WiLoc: Massive Measured Dataset of Wi-Fi Channel State Information with Application to Machine-Learning Based Localization
Yuning Zhang, Lei Chu, Omer Gokalp Serbetci, Jorge Gomez-Ponce, Andreas F. Molisch
TL;DR
WiLoc addresses the need for large-scale, labeled CSI data to advance ML-based Wi-Fi localization. It delivers a precision measurement campaign with beacon-based CSI captured by a USRP-enabled RX across >12 million UE locations and >3,000 APs in 16 indoor buildings and 30 outdoor streets, including detailed metadata and ground-truth trajectories. The work documents dataset structure, measurement methodology, validation, and ML baseline results, and demonstrates transfer learning benefits in diverse environments. This resource enables more accurate, robust localization and supports broader channel-aware research beyond localization.
Abstract
Localization is a key component of the wireless ecosystem. Machine learning (ML)-based localization using channel state information (CSI) is one of the most popular methods for achieving high-accuracy localization with low cost. However, to be accurate and robust, ML-based algorithms need to be trained and tested with large amounts of data, covering not only many user equipment (UE)/target locations, but also many different access points (APs) locations to which the UEs connect, in a variety of different environment types.
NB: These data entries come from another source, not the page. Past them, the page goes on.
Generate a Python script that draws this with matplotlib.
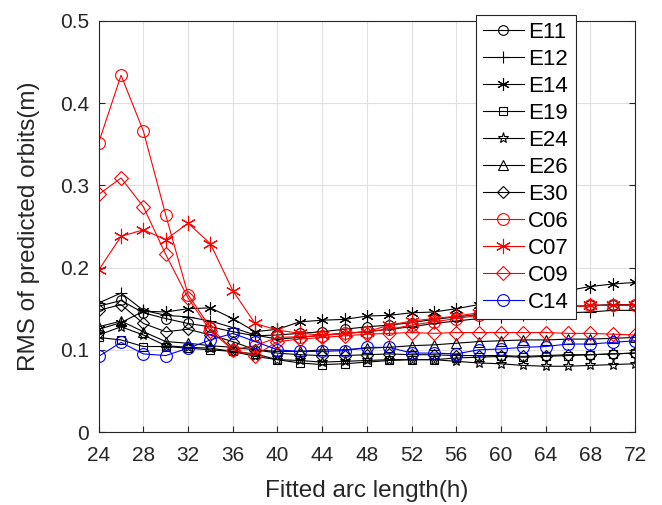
import matplotlib
matplotlib.use('Agg')
import matplotlib.pyplot as plt
import numpy as np

plt.rcParams['font.family'] = ['Liberation Sans', 'DejaVu Sans']

# fitted arc length (h)
arc_len = list(range(24, 73, 2))

# RMS of predicted orbits (m)
E11 = [0.153, 0.160, 0.145, 0.138, 0.132, 0.128, 0.122, 0.117, 0.118, 0.120, 0.122, 0.125, 0.128,
       0.130, 0.133, 0.137, 0.140, 0.143, 0.146, 0.148, 0.150, 0.152, 0.154, 0.155, 0.155]
E12 = [0.157, 0.169, 0.148, 0.142, 0.140, 0.135, 0.127, 0.118, 0.113, 0.115, 0.118, 0.120, 0.122,
       0.125, 0.128, 0.132, 0.135, 0.138, 0.140, 0.142, 0.144, 0.145, 0.146, 0.148, 0.148]
E14 = [0.125, 0.133, 0.147, 0.146, 0.150, 0.151, 0.138, 0.122, 0.125, 0.134, 0.136, 0.137, 0.141,
       0.142, 0.145, 0.146, 0.150, 0.155, 0.160, 0.165, 0.168, 0.172, 0.177, 0.180, 0.182]
E19 = [0.115, 0.112, 0.104, 0.104, 0.102, 0.100, 0.098, 0.095, 0.088, 0.084, 0.082, 0.083, 0.085,
       0.087, 0.088, 0.088, 0.090, 0.091, 0.092, 0.091, 0.092, 0.093, 0.094, 0.095, 0.096]
E24 = [0.118, 0.128, 0.118, 0.105, 0.103, 0.102, 0.098, 0.092, 0.088, 0.087, 0.085, 0.086, 0.087,
       0.088, 0.088, 0.088, 0.086, 0.084, 0.083, 0.081, 0.080, 0.080, 0.081, 0.082, 0.083]
E26 = [0.128, 0.135, 0.122, 0.110, 0.108, 0.105, 0.103, 0.100, 0.098, 0.098, 0.100, 0.100, 0.102,
       0.103, 0.105, 0.106, 0.108, 0.110, 0.111, 0.112, 0.112, 0.113, 0.113, 0.114, 0.115]
E30 = [0.148, 0.155, 0.132, 0.122, 0.125, 0.118, 0.110, 0.100, 0.096, 0.094, 0.093, 0.093, 0.094,
       0.095, 0.094, 0.094, 0.093, 0.093, 0.093, 0.092, 0.093, 0.094, 0.094, 0.095, 0.096]
C06 = [0.352, 0.434, 0.366, 0.264, 0.167, 0.127, 0.100, 0.105, 0.115, 0.116, 0.117, 0.120, 0.122,
       0.125, 0.130, 0.134, 0.138, 0.142, 0.145, 0.148, 0.150, 0.152, 0.154, 0.154, 0.155]
C07 = [0.197, 0.238, 0.246, 0.234, 0.254, 0.229, 0.172, 0.132, 0.124, 0.120, 0.118, 0.120, 0.122,
       0.130, 0.135, 0.138, 0.141, 0.145, 0.148, 0.150, 0.152, 0.153, 0.154, 0.154, 0.154]
C09 = [0.289, 0.309, 0.274, 0.216, 0.163, 0.123, 0.100, 0.093, 0.110, 0.113, 0.115, 0.117, 0.119,
       0.120, 0.121, 0.120, 0.121, 0.121, 0.121, 0.121, 0.121, 0.120, 0.120, 0.119, 0.118]
C14 = [0.092, 0.109, 0.095, 0.093, 0.102, 0.112, 0.120, 0.110, 0.100, 0.098, 0.098, 0.099, 0.103,
       0.103, 0.096, 0.096, 0.095, 0.100, 0.101, 0.103, 0.104, 0.107, 0.107, 0.109, 0.111]

names = ['E11', 'E12', 'E14', 'E19', 'E24', 'E26', 'E30', 'C06', 'C07', 'C09', 'C14']
series = [E11, E12, E14, E19, E24, E26, E30, C06, C07, C09, C14]
markers = ['o', '+', (6, 2, 0), 's', '*', '^', 'D', 'o', (6, 2, 0), 'D', 'o']
colors = ['k'] * 7 + ['r', 'r', 'r', 'b']
msizes = [7, 9, 9, 5.5, 8, 7.5, 6, 8.5, 11, 7, 8.5]

axcol = '#262626'

fig = plt.figure(figsize=(6.62, 5.05), dpi=100)
ax = fig.add_axes([98.7 / 662, 73 / 505, (635 - 98.7) / 662, (432 - 21) / 505])

for name, y, m, c, ms in zip(names, series, markers, colors, msizes):
    ax.plot(arc_len, y, color=c, marker=m, markersize=ms, markerfacecolor='none',
            markeredgecolor=c, markeredgewidth=0.8, linewidth=0.8, label=name)

ax.set_xlim(24, 72)
ax.set_ylim(0, 0.5)
ax.set_xticks(range(24, 73, 4))
ax.set_yticks([0, 0.1, 0.2, 0.3, 0.4, 0.5])
ax.set_yticklabels(['0', '0.1', '0.2', '0.3', '0.4', '0.5'])
ax.grid(True, color='#e0e0e0', linewidth=0.8)
ax.set_axisbelow(True)
ax.tick_params(direction='in', top=False, right=True, labelsize=15, colors=axcol,
               length=4, width=0.8)
ax.tick_params(axis='x', pad=10)
ax.tick_params(axis='y', pad=7)
for sp in ax.spines.values():
    sp.set_color(axcol)
    sp.set_linewidth(0.8)

ax.set_xlabel('Fitted arc length(h)', fontsize=17.5, color=axcol, labelpad=11)
ax.set_ylabel('RMS of predicted orbits(m)', fontsize=17.5, color=axcol, labelpad=14)

leg = ax.legend(loc='upper left', bbox_to_anchor=(476 / 662, 1 - 15 / 505),
                bbox_transform=fig.transFigure, borderaxespad=0, fontsize=16,
                fancybox=False, framealpha=1, edgecolor=axcol, labelspacing=0.27,
                handlelength=1.85, handletextpad=0.2, borderpad=0.3)
leg.get_frame().set_linewidth(0.8)

fig.savefig('out.png', dpi=100)
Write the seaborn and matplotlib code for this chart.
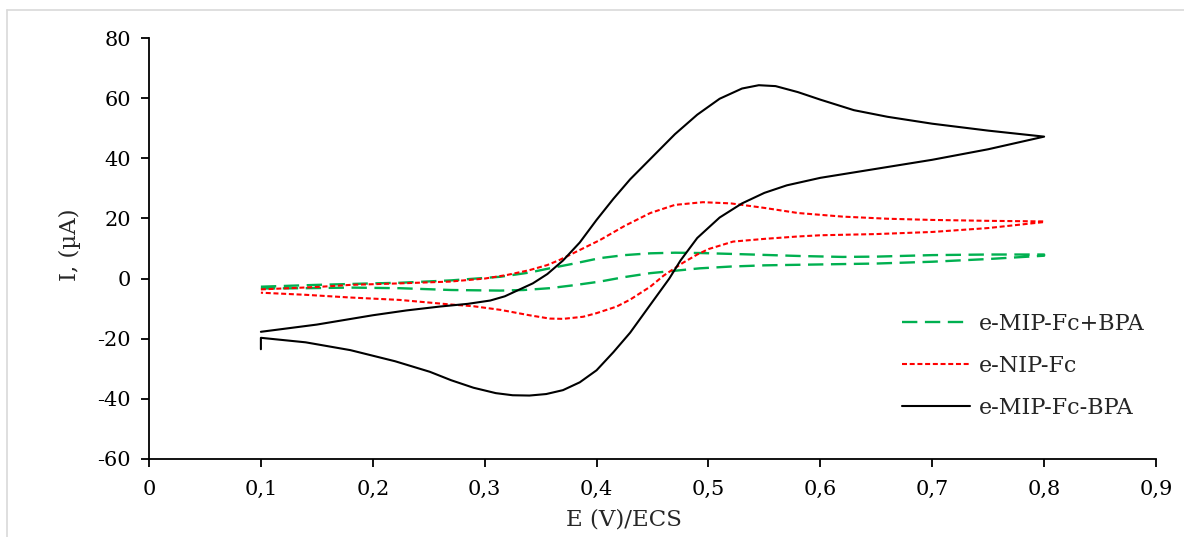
import numpy as np
import seaborn as sns
import pandas as pd
import matplotlib.pyplot as plt
from matplotlib.lines import Line2D
from matplotlib.ticker import FuncFormatter

# values (E in V vs ECS, I in microamps)
# e-MIP-Fc-BPA : anodic scan then cathodic scan
bpa_fwd_E = [0.1, 0.15, 0.2, 0.23, 0.26, 0.285, 0.305, 0.318, 0.329, 0.343, 0.356, 0.37, 0.385,
             0.4, 0.415, 0.43, 0.45, 0.47, 0.49, 0.51, 0.53, 0.545, 0.56, 0.58, 0.6, 0.63, 0.66,
             0.7, 0.75, 0.8]
bpa_fwd_I = [-17.7, -15.3, -12.2, -10.6, -9.3, -8.4, -7.3, -5.9, -4.0, -1.6, 1.5, 6.0, 12.0,
             19.5, 26.5, 33.0, 40.5, 48.0, 54.5, 59.8, 63.2, 64.3, 64.0, 62.0, 59.5, 56.0, 53.8,
             51.5, 49.2, 47.2]
bpa_rev_E = [0.8, 0.75, 0.7, 0.65, 0.6, 0.57, 0.55, 0.53, 0.51, 0.49, 0.475, 0.465, 0.45, 0.43,
             0.415, 0.4, 0.385, 0.37, 0.355, 0.34, 0.325, 0.31, 0.29, 0.27, 0.251, 0.22, 0.18,
             0.14, 0.1, 0.1]
bpa_rev_I = [47.2, 43.0, 39.5, 36.5, 33.5, 31.0, 28.5, 25.0, 20.3, 13.5, 6.0, 0.0, -7.7, -18.0,
             -24.5, -30.5, -34.5, -37.1, -38.4, -38.9, -38.8, -38.1, -36.3, -33.8, -31.0, -27.5,
             -23.8, -21.2, -19.7, -23.5]

# e-NIP-Fc
nip_fwd_E = [0.1, 0.15, 0.18, 0.224, 0.269, 0.3, 0.32, 0.34, 0.356, 0.367, 0.385, 0.403, 0.425,
             0.448, 0.47, 0.495, 0.52, 0.55, 0.58, 0.62, 0.66, 0.7, 0.75, 0.8]
nip_fwd_I = [-3.6, -2.8, -2.1, -1.6, -1.0, 0.0, 1.2, 2.8, 4.5, 6.2, 9.5, 12.8, 17.5,
             21.8, 24.5, 25.4, 25.0, 23.5, 21.8, 20.6, 19.9, 19.5, 19.2, 19.0]
nip_rev_E = [0.8, 0.75, 0.7, 0.65, 0.6, 0.58, 0.55, 0.522, 0.5, 0.49, 0.477, 0.46, 0.448, 0.43,
             0.418, 0.4, 0.388, 0.37, 0.358, 0.34, 0.314, 0.29, 0.269, 0.224, 0.18, 0.14, 0.1]
nip_rev_I = [18.8, 16.8, 15.5, 14.8, 14.4, 14.0, 13.2, 12.3, 9.8, 8.0, 5.2, 1.0, -2.7, -7.0,
             -9.3, -11.5, -12.7, -13.4, -13.3, -12.2, -10.4, -9.2, -8.6, -7.1, -6.3, -5.4, -4.7]

# e-MIP-Fc+BPA
mip_fwd_E = [0.1, 0.15, 0.2, 0.224, 0.27, 0.314, 0.34, 0.358, 0.38, 0.403, 0.425, 0.448, 0.47,
             0.492, 0.53, 0.582, 0.62, 0.65, 0.7, 0.75, 0.8]
mip_fwd_I = [-2.7, -2.1, -1.6, -1.4, -0.6, 0.6, 2.0, 3.4, 5.0, 6.8, 7.8, 8.4, 8.6,
             8.5, 8.1, 7.5, 7.2, 7.3, 7.8, 8.0, 8.0]
mip_rev_E = [0.8, 0.75, 0.7, 0.65, 0.6, 0.55, 0.52, 0.492, 0.47, 0.448, 0.425, 0.403, 0.38,
             0.358, 0.335, 0.314, 0.27, 0.224, 0.18, 0.14, 0.1]
mip_rev_I = [7.6, 6.5, 5.6, 5.0, 4.7, 4.4, 4.0, 3.4, 2.6, 1.8, 0.5, -1.0, -2.2,
             -3.2, -3.8, -4.0, -3.8, -3.2, -3.0, -3.2, -3.3]

labels = ["e-MIP-Fc+BPA", "e-NIP-Fc", "e-MIP-Fc-BPA"]
x_ticks = [0, 0.1, 0.2, 0.3, 0.4, 0.5, 0.6, 0.7, 0.8, 0.9]
y_ticks = [-60, -40, -20, 0, 20, 40, 60, 80]

frames = []
for name, E, I in [(labels[0], mip_fwd_E + mip_rev_E, mip_fwd_I + mip_rev_I),
                   (labels[1], nip_fwd_E + nip_rev_E, nip_fwd_I + nip_rev_I),
                   (labels[2], bpa_fwd_E + bpa_rev_E, bpa_fwd_I + bpa_rev_I)]:
    d = pd.DataFrame({"E": E, "I": I})
    d["curve"] = name
    frames.append(d)
df = pd.concat(frames, ignore_index=True)

sns.set_style("white")
plt.rcParams["font.family"] = ["DejaVu Serif"]

fig = plt.figure(figsize=(11.84, 5.37), dpi=100)
ax = fig.add_axes([149 / 1184, 1 - 459 / 537, 1007 / 1184, 421 / 537])

colors = {labels[0]: "#00B050", labels[1]: "#FF0000", labels[2]: "#000000"}
styles = {labels[0]: (0, (6.5, 3.2)), labels[1]: (0, (2.4, 1.3)), labels[2]: "-"}
widths = {labels[0]: 1.7, labels[1]: 1.5, labels[2]: 1.5}

for name in labels:
    sub = df[df["curve"] == name]
    sns.lineplot(data=sub, x="E", y="I", sort=False, estimator=None, ax=ax,
                 color=colors[name], linestyle=styles[name], linewidth=widths[name],
                 label=name, solid_joinstyle="round", dash_joinstyle="round")

ax.set_xlim(0, 0.9)
ax.set_ylim(-60, 80)
ax.set_xticks(x_ticks)
ax.set_yticks(y_ticks)
ax.xaxis.set_major_formatter(FuncFormatter(lambda v, p: "0" if v == 0 else ("%.1f" % v).replace(".", ",")))
ax.yaxis.set_major_formatter(FuncFormatter(lambda v, p: "%d" % v))
for s in ["top", "right"]:
    ax.spines[s].set_visible(False)
for s in ["left", "bottom"]:
    ax.spines[s].set_color("black")
    ax.spines[s].set_linewidth(1.3)
ax.tick_params(axis="both", which="major", direction="out", length=6, width=1.3,
               labelsize=15, colors="black", left=True, bottom=True)
ax.tick_params(axis="x", pad=9)
ax.tick_params(axis="y", pad=7)
ax.grid(False)

ax.set_xlabel("E (V)/ECS", fontsize=16.5)
ax.set_ylabel("I, (\u00b5A)", fontsize=16.5)
ax.xaxis.set_label_coords(0.472, -0.118)
ax.yaxis.set_label_coords(-0.068, 0.51)

leg = ax.legend(loc="center left", bbox_to_anchor=(0.748, 0.221), frameon=False, fontsize=16,
                handlelength=3.05, labelspacing=0.9, handletextpad=0.4,
                borderpad=0, borderaxespad=0)

# light frame visible on the reference
fig.add_artist(Line2D([7 / 1184, 7 / 1184], [0, 1 - 10 / 537], color="#d9d9d9", lw=1.2))
fig.add_artist(Line2D([7 / 1184, 1], [1 - 10 / 537, 1 - 10 / 537], color="#d9d9d9", lw=1.2))

fig.savefig("out.png", dpi=100)
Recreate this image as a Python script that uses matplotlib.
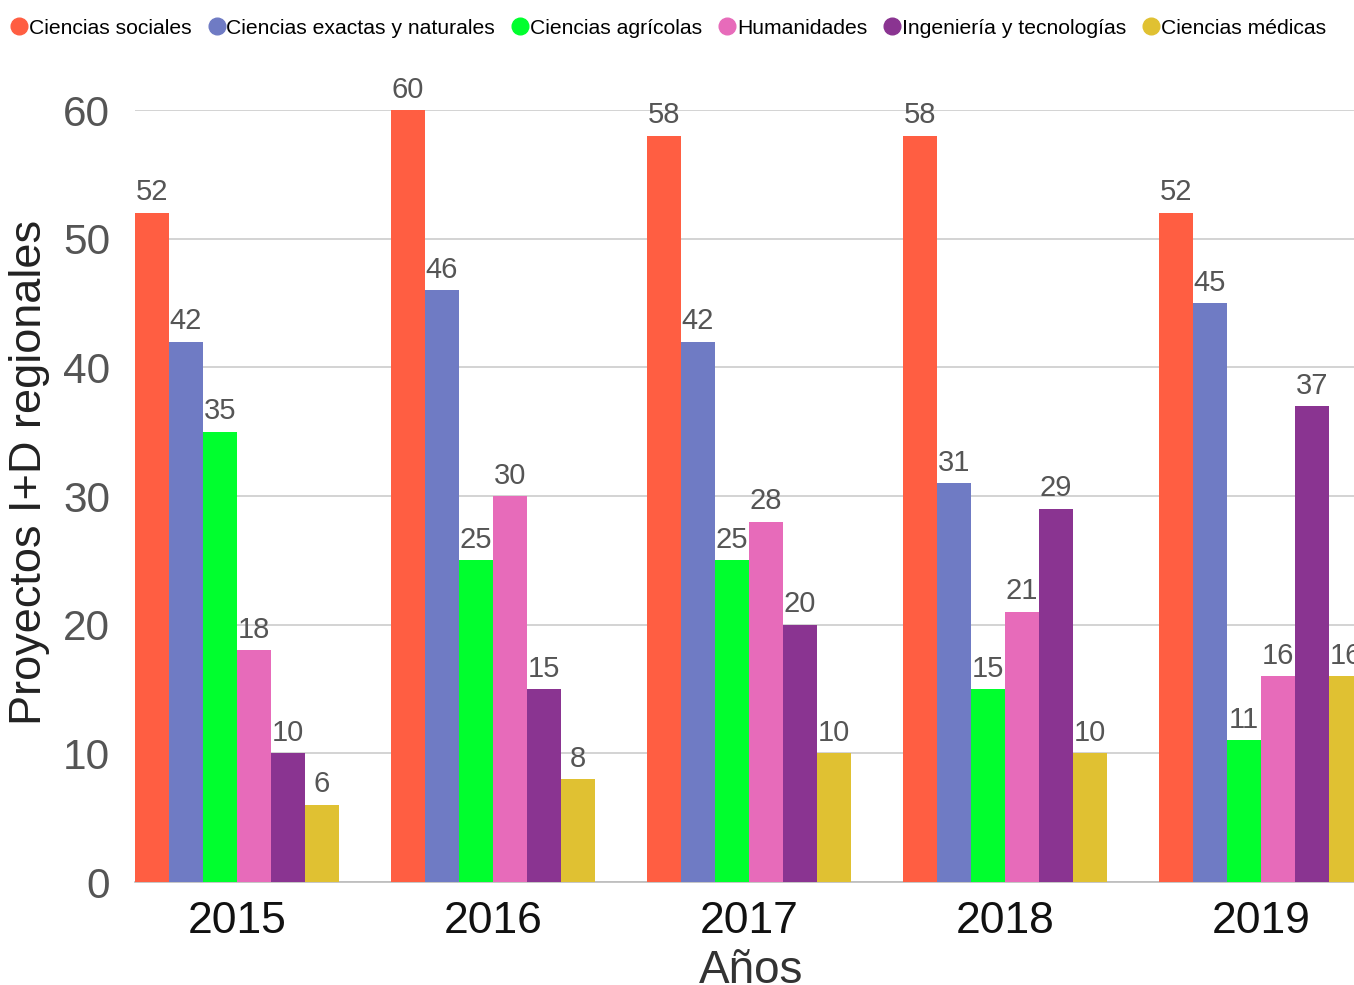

This paper presents a massive-sized CSI dataset, WiLoc (Wi-Fi Localization), and makes it publicly available. WiLoc is obtained by a series of precision measurement campaigns that span three months, and it is massive in all the above-mentioned three dimensions: > 12 million UE locations, > 3,000 APs, covering 16 buildings for indoor localization, and > 30 streets for outdoor use. The paper describes the dataset structure, measurement environments, measurement protocols, and the dataset validations. Comprehensive case studies validate the advantages of large datasets in ML-driven localization strategies for both "standard" and transfer learning. We envision this dataset, which is by far the largest of its kind, to become a standard resource for researchers in the field of ML-based localization.